We are not powerless, as in unable to flee or fight or without resources. We are powerless only in the meaning that we do not have the ability on our own to defeat the bully of our bondage. But we act like our powerlessness is the former rather than the latter at times. We act as though we had no choice in the matter, as if there was nothing we could do. My will is never enough to defeat sin, selfishness and addiction, not for long anyway. Making a choice not to do those things is not going to give me victory, because I don't have the power to stop or to stop starting. But the choice is still a part of it. That powerlessness doesn't mean that I don't have a part or a responsibility or a hope of escape. If it did, no one would ever get free.

I made a choice not to run or fight as a boy and got beat up. And if you use whatever excuse, I was hungry, angry, lonely, tired, too stressed out, I was triggered, I went to the wrong place, whatever, to choose not to run from a beast you can't defeat, you will get beat up by your addiction/bondage. But there is another choice. We can run, flee, and not just randomly, but to our friend who is closer than a brother, who is not, never was and never will be powerless, who has the power we need to defeat the enemy.
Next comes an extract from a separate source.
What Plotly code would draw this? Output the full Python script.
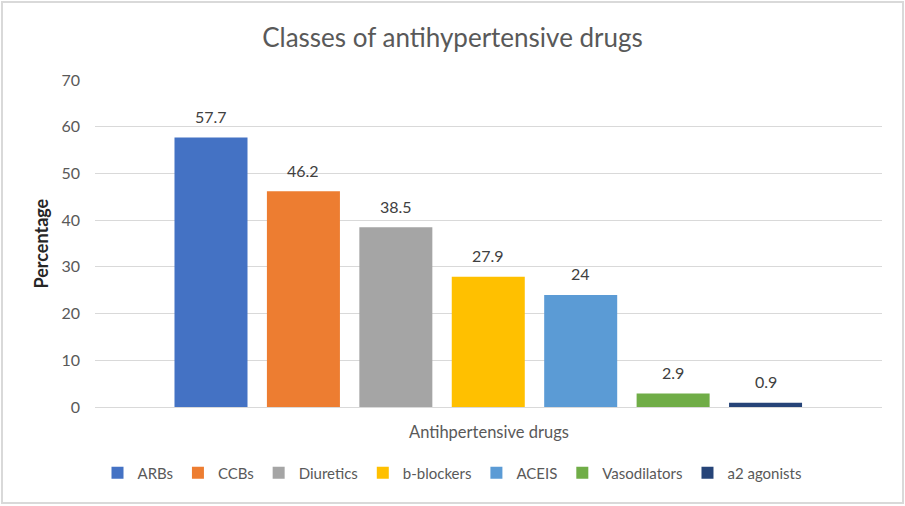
import plotly.graph_objects as go

series = ["ARBs", "CCBs", "Diuretics", "b-blockers", "ACEIS", "Vasodilators", "a2 agonists"]
values = [57.7, 46.2, 38.5, 27.9, 24, 2.9, 0.9]
labels = ["57.7", "46.2", "38.5", "27.9", "24", "2.9", "0.9"]
colors = ["#4472C4", "#ED7D31", "#A5A5A5", "#FFC000", "#5B9BD5", "#70AD47", "#264478"]

FONT = "Lato"
fig = go.Figure()
for name, v, c in zip(series, values, colors):
    fig.add_trace(go.Bar(
        name=name, x=[name], y=[v], width=0.79,
        marker=dict(color=c, line=dict(width=0)),
    ))

W, H = 905, 506
L, R, T, B = 95, 23, 80, 99
pw, ph = W - L - R, H - T - B

def px(x):
    return (x - L) / pw

def py(y):
    return (H - B - y) / ph

annotations = [
    dict(text=lab, x=name, y=v, xref="x", yref="y", yshift=21, showarrow=False,
         xanchor="center", yanchor="middle",
         font=dict(size=16, color="#404040", family=FONT))
    for name, v, lab in zip(series, values, labels)
]
annotations += [
    dict(text="Antihpertensive drugs", xref="paper", yref="paper", x=0.5, y=py(432),
         xanchor="center", yanchor="middle", showarrow=False,
         font=dict(size=16.5, color="#595959", family=FONT)),
    dict(text="<b>Percentage</b>", xref="paper", yref="paper", x=px(40), y=0.5,
         xanchor="center", yanchor="middle", showarrow=False, textangle=-90,
         font=dict(size=18, color="#262626", family=FONT)),
]

fig.update_layout(
    width=W, height=H,
    margin=dict(l=L, r=R, t=T, b=B, autoexpand=False),
    paper_bgcolor="white", plot_bgcolor="white",
    barmode="overlay",
    font=dict(family=FONT, color="#595959", size=15),
    title=dict(text="Classes of antihypertensive drugs", x=0.5, xref="container",
               y=1 - 38 / H, yanchor="middle", xanchor="center",
               font=dict(size=26, color="#595959", family=FONT)),
    showlegend=True,
    legend=dict(orientation="h", x=px(452), xanchor="center",
                y=py(473), yanchor="middle",
                font=dict(size=15, color="#595959", family=FONT),
                tracegroupgap=0),
    xaxis=dict(type="category", range=[-1.255, 7.26], showticklabels=False,
               showgrid=False, showline=True, linecolor="#D9D9D9",
               linewidth=1, ticks=""),
    yaxis=dict(range=[0, 70], dtick=10, gridcolor="#D9D9D9", gridwidth=1,
               zeroline=False, ticks="", tickfont=dict(size=16, color="#595959"),
               ticklabelstandoff=14),
    annotations=annotations,
    shapes=[dict(type="rect", xref="paper", yref="paper",
                 x0=px(2), x1=px(903), y0=py(503), y1=py(2),
                 line=dict(color="#D9D9D9", width=2), fillcolor="rgba(0,0,0,0)", layer="below")],
)

fig.write_html("out.html", config={"displayModeBar": False},
               post_script="document.body.style.margin='0';")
We are promised that with every temptation, and every includes the temptations associated with addiction, there is also a way of escape. You don't have to have the power to beat the temptation, but you do need to choose to take the escape route. In all things, the grace of God, which is the power of God freely given to us because of the death and resurrection of Jesus, that we don't deserve and can't earn but which becomes ours to use in order to walk with God and defeat sin and self, that grace is sufficient to meet our needs. No, I will never be strong enough to control or defeat my addictions. I am powerless. But I am not a helpless victim and my addictions can't touch me. Because it's not about my strength and power but His. My adopted brother and best friend, Jesus, is always with me, and my addiction doesn't stand a chance against Him. He provides me a way of escape and fights the battle for me. But I, as someone who is not a victim to sin and self and addiction and the past any longer, must choose to avail myself of that grace and that escape. As long as I choose His way, will and love for me, I can never lose. And yet, I am not personally any more powerful than I have ever been. But I have a friend. He wants to be your friend too. You don't have to be a victim of bondage and addiction, regardless of your powerlessness.